Mogwai's Christmas Steps always gets me like this, because it's basically in 13/4 or 17/4 (three or four bars of 4/4 then one extra beat) but you kind of don't notice, the mood is so overwhelming.

damian_nz (damian_nz), Wednesday, 17 March 2004 23:21 (twenty-two years ago)

The last time I heard good trance was in a gay bar.

damian_nz (damian_nz), Wednesday, 17 March 2004 23:21 (twenty-two years ago)

I'm not saying it's all bad of course, just very monolithic!

Tim Finney (Tim Finney), Wednesday, 17 March 2004 23:22 (twenty-two years ago)

yeahyeahyeahyeah. Ok, that looks crap written down. NZ non-word (more a succession of noises) that means 'yes, I knew you meant that, I'm on your wavelength' Kind of.

damian_nz (damian_nz), Wednesday, 17 March 2004 23:25 (twenty-two years ago)

Lawrence, who puts out stuff on Kompakt and Ladomat does a lot of stuff that may or may not be in 4/4 (i could care less to count how many beats are in a measure), but he does tons of stuff where certain elements don't loop in the same time with others. for example he'll have a high hat that repeats every 7beats and a bassline that repeats every 6, all over a steady 4kick drum. totally weird and totally great

JaXoN (JasonD), Wednesday, 17 March 2004 23:26 (twenty-two years ago)

Yeah Lawrence is really good like that, though a bit disorienting sometimes!

Tim Finney (Tim Finney), Wednesday, 17 March 2004 23:37 (twenty-two years ago)

Thing is, your jazz muso friends are 99.9% right. There are very few counter examples. But who cares, there's still a lot of rhythmically interesting stuff in 4/4.

Elliot (Elliot), Wednesday, 17 March 2004 23:52 (twenty-two years ago)

I've done something that's sort of techno and definitely in 5:4

I can dance to _anything_!

mei (mei), Thursday, 18 March 2004 07:44 (twenty-two years ago)

You can still dance to 7/4 but counting in fours quite easily, think about the start of Zep's Kashmir, where the drums pile right through the guitars. (I know it's not a dance tune, but it's the only obvious one I could think of)

mzui, Thursday, 18 March 2004 09:17 (twenty-two years ago)

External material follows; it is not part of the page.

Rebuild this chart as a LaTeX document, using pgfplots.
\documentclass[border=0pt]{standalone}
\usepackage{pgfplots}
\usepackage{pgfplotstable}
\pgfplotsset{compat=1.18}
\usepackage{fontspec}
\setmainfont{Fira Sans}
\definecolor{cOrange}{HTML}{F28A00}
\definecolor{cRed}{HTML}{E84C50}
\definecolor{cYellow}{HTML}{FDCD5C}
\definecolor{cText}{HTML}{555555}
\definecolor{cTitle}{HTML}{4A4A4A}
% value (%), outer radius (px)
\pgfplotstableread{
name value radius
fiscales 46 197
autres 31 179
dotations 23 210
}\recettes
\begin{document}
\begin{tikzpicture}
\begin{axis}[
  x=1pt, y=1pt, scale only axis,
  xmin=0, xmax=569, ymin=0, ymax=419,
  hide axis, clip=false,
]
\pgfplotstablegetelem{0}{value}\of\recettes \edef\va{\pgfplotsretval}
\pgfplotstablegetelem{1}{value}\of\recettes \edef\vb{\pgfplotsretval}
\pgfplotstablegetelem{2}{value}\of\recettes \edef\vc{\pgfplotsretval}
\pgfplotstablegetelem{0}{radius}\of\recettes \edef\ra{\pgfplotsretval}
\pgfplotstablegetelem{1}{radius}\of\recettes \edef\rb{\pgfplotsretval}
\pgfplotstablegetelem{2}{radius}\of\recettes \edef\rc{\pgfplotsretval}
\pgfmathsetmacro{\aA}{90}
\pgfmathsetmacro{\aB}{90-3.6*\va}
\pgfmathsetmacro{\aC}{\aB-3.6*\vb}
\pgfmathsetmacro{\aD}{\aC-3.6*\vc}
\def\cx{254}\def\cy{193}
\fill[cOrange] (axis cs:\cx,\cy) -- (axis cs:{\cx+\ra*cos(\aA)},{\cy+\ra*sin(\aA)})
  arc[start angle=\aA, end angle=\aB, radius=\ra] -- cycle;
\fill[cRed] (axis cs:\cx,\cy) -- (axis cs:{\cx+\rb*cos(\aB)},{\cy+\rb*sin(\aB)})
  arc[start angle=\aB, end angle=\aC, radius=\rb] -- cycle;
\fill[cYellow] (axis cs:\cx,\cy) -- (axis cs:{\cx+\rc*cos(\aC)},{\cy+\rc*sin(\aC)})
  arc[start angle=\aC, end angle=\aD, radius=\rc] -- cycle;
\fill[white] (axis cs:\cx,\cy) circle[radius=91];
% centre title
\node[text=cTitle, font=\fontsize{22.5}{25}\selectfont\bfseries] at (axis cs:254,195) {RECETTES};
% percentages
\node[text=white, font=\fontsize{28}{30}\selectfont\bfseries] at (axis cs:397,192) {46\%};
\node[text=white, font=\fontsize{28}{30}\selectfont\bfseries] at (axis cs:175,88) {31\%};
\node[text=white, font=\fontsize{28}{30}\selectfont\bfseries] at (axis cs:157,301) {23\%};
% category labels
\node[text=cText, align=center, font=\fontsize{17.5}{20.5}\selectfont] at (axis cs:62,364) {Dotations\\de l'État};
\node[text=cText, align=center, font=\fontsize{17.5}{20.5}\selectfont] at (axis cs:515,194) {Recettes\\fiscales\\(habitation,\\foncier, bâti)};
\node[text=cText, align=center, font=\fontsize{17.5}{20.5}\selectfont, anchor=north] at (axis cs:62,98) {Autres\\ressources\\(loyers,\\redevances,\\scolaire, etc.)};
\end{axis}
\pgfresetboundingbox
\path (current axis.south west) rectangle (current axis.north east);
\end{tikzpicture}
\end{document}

It's super easy to dance to uneven time signatures if you have fully incorporated syncopation into your rhythmic sense.

Dan Perry (Dan Perry), Thursday, 18 March 2004 14:29 (twenty-two years ago)

Dan OTM.

Jordan (Jordan), Thursday, 18 March 2004 14:36 (twenty-two years ago)

i really like dancing with other man to some bum banging techno i currently am single if you are intrested contact me im 18 from cambridge and have a bright future with you baby. i want people banging me like my door. i also enjoy wearing women underwear espically my mums. i also rub fish under my arm pits and smell my dogs bum.

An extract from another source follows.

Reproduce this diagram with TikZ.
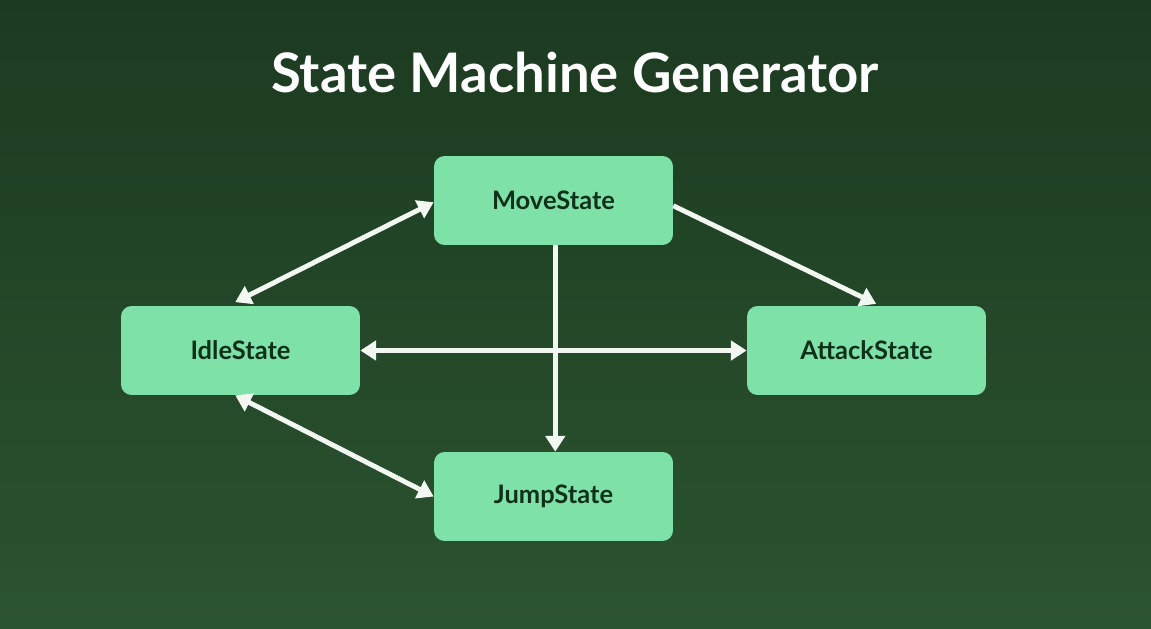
\documentclass[tikz,border=0pt]{standalone}
\usepackage{fontspec}
\setmainfont{Lato}
\usetikzlibrary{arrows.meta}
\definecolor{bgTop}{HTML}{1C3A20}
\definecolor{bgBot}{HTML}{2B5430}
\definecolor{boxFill}{HTML}{7DE1A8}
\definecolor{boxText}{HTML}{10301A}
\definecolor{arrowCol}{HTML}{F2F7F2}
\tikzset{
	every state/.style={
		rectangle,
		rounded corners=6pt,
		fill=boxFill,
		minimum width=4.78cm,
		minimum height=1.78cm,
		text=boxText,
		font=\fontsize{14.5}{17}\selectfont\bfseries
	},
	link/.style={
		draw=arrowCol,
		line width=2.8pt,
		-{Triangle[length=9pt,width=11pt]}
	},
	both link/.style={
		link,
		{Triangle[length=9pt,width=11pt]}-{Triangle[length=9pt,width=11pt]}
	},
}
\begin{document}
\begin{tikzpicture}[x=0.02cm,y=-0.02cm]
\shade[top color=bgTop,bottom color=bgBot] (0,0) rectangle (1151,628);
\useasboundingbox (0,0) rectangle (1151,628);

\node[text=white,font=\fontsize{31}{36}\selectfont\bfseries] (title) at (575,72) {State Machine Generator};

\node[every state] (move) at (553.5,200.5) {MoveState};
\node[every state] (idle) at (240.5,350.5) {IdleState};
\node[every state] (attack) at (866.5,350.5) {AttackState};
\node[every state] (jump) at (553.5,496.5) {JumpState};

\draw[both link] ([xshift=-3pt,yshift=2pt]idle.north) -- ([yshift=-1pt]move.west);
\draw[both link] (idle.east) -- (attack.west);
\draw[link] ([yshift=-3pt]move.east) -- ([xshift=5.5pt,yshift=1pt]attack.north);
\draw[link] ([xshift=1pt]move.south) -- ([xshift=1pt]jump.north);
\draw[both link] ([xshift=-3pt]idle.south) -- (jump.west);
\end{tikzpicture}
\end{document}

heliu, Thursday, 1 April 2004 07:21 (twenty-one years ago)

I want see you do it in 13/4!

Tuomas (Tuomas), Thursday, 1 April 2004 07:32 (twenty-one years ago)

one year passes...
frey - seven 7/4 techno

frey - recirculate 3/4 techno

i'm starting a netlabel for techno with wonky time sigs. anyone know of any existing stuff out there? friends in basements/bedrooms/backyards making it? love to hear.

damian_nz aka frey (damian_nz), Sunday, 12 March 2006 21:19 (twenty years ago)

you'll dance to anything!

dad milkmom, Monday, 13 March 2006 00:11 (twenty years ago)

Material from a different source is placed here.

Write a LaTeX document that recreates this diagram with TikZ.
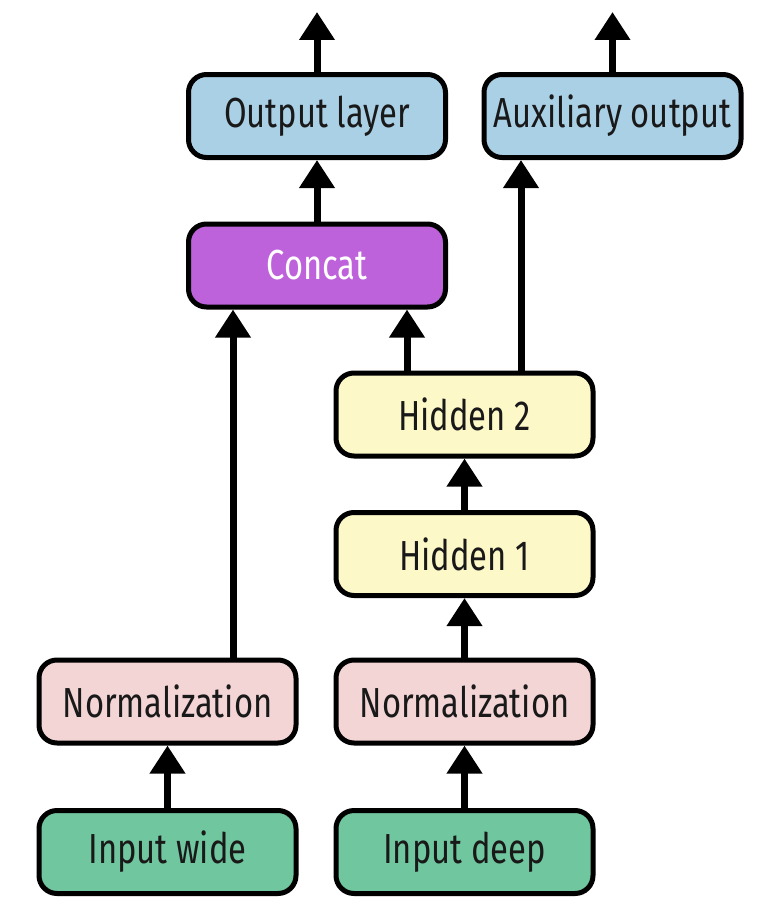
\documentclass[tikz,border=0pt]{standalone}
\usepackage{fontspec}
\setmainfont[FakeStretch=0.78]{Fira Sans}
\usetikzlibrary{arrows.meta,positioning}
\definecolor{outblue}{RGB}{170,208,230}
\definecolor{catpurple}{RGB}{190,98,220}
\definecolor{hidyellow}{RGB}{253,248,200}
\definecolor{normpink}{RGB}{243,213,213}
\definecolor{ingreen}{RGB}{112,198,158}
\tikzset{
  layer/.style={draw=black, line width=5pt, rounded corners=18pt,
    minimum width=257pt, minimum height=83pt, inner sep=0pt,
    font=\fontsize{42}{44}\selectfont, text=black!90},
  flow/.style={line width=7pt, -{Triangle[width=34pt,length=28pt]}}
}
\begin{document}
\begin{tikzpicture}[x=1pt,y=-1pt]
\useasboundingbox (0,0) rectangle (782,907);
\node[layer, fill=outblue] (out) at (317,116) {Output layer};
\node[layer, fill=outblue] (aux) at (612.5,116) {Auxiliary output};
\node[layer, fill=catpurple, text=white] (cat) at (317,265.5) {Concat};
\node[layer, fill=hidyellow] (h2) at (464.5,414.5) {Hidden 2};
\node[layer, fill=hidyellow] (h1) at (464.5,554) {Hidden 1};
\node[layer, fill=normpink] (nl) at (167.5,701.5) {Normalization};
\node[layer, fill=normpink] (nr) at (464.5,701.5) {Normalization};
\node[layer, fill=ingreen] (iw) at (167.5,852) {Input wide};
\node[layer, fill=ingreen] (id) at (464.5,852) {Input deep};
\coordinate (outtop) at (317,12);
\coordinate (auxtop) at (612.5,12);
\draw[flow] (out.north) -- (outtop);
\draw[flow] (aux.north) -- (auxtop);
\draw[flow] (cat.north) -- (out.south);
\draw[flow] ([xshift=65.5pt]nl.north) -- ([xshift=65.5pt]nl.north |- cat.south);
\draw[flow] ([xshift=-57.5pt]h2.north) -- ([xshift=-57.5pt]h2.north |- cat.south);
\draw[flow] ([xshift=56.5pt]h2.north) -- ([xshift=56.5pt]h2.north |- aux.south);
\draw[flow] (h1.north) -- (h2.south);
\draw[flow] (nr.north) -- (h1.south);
\draw[flow] (id.north) -- (nr.south);
\draw[flow] (iw.north) -- (nl.south);
\end{tikzpicture}
\end{document}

I had an idea for a dance track that kind of goes "ah 1 ah 2 ah 3 (4) ah 1 ah 2 ah 3 (4) ah 1 ah 2 ah 1 ah 2 ah 1 ah 2 ah 3.

So it's kind of "Ah-dum ti-dum Ta-daaaa... Ah-dum Ah-dum Ta-daaa... Ah dumpty dum, Ah dumpty dum, Ah dumpty dum, Ta-daaaa"

Kind of not unsimilar to the Darth Vader music in Star Wars. What kind of signature is this?

dog latin (dog latin), Monday, 13 March 2006 00:19 (twenty years ago)

4/4, actually.

Paul in Santa Cruz (Paul in Santa Cruz), Monday, 13 March 2006 04:51 (twenty years ago)

You could also count the Darth Vader theme in 2/4, as a march, I suppose.

joseph cotten (joseph cotten), Monday, 13 March 2006 05:56 (twenty years ago)

five years pass...

Playin' 4 The City: This Road

https://www.youtube.com/watch?v=I_dXK8-n4Bc

makes me dizzy listening to it, but thats not a bad quality for a house track.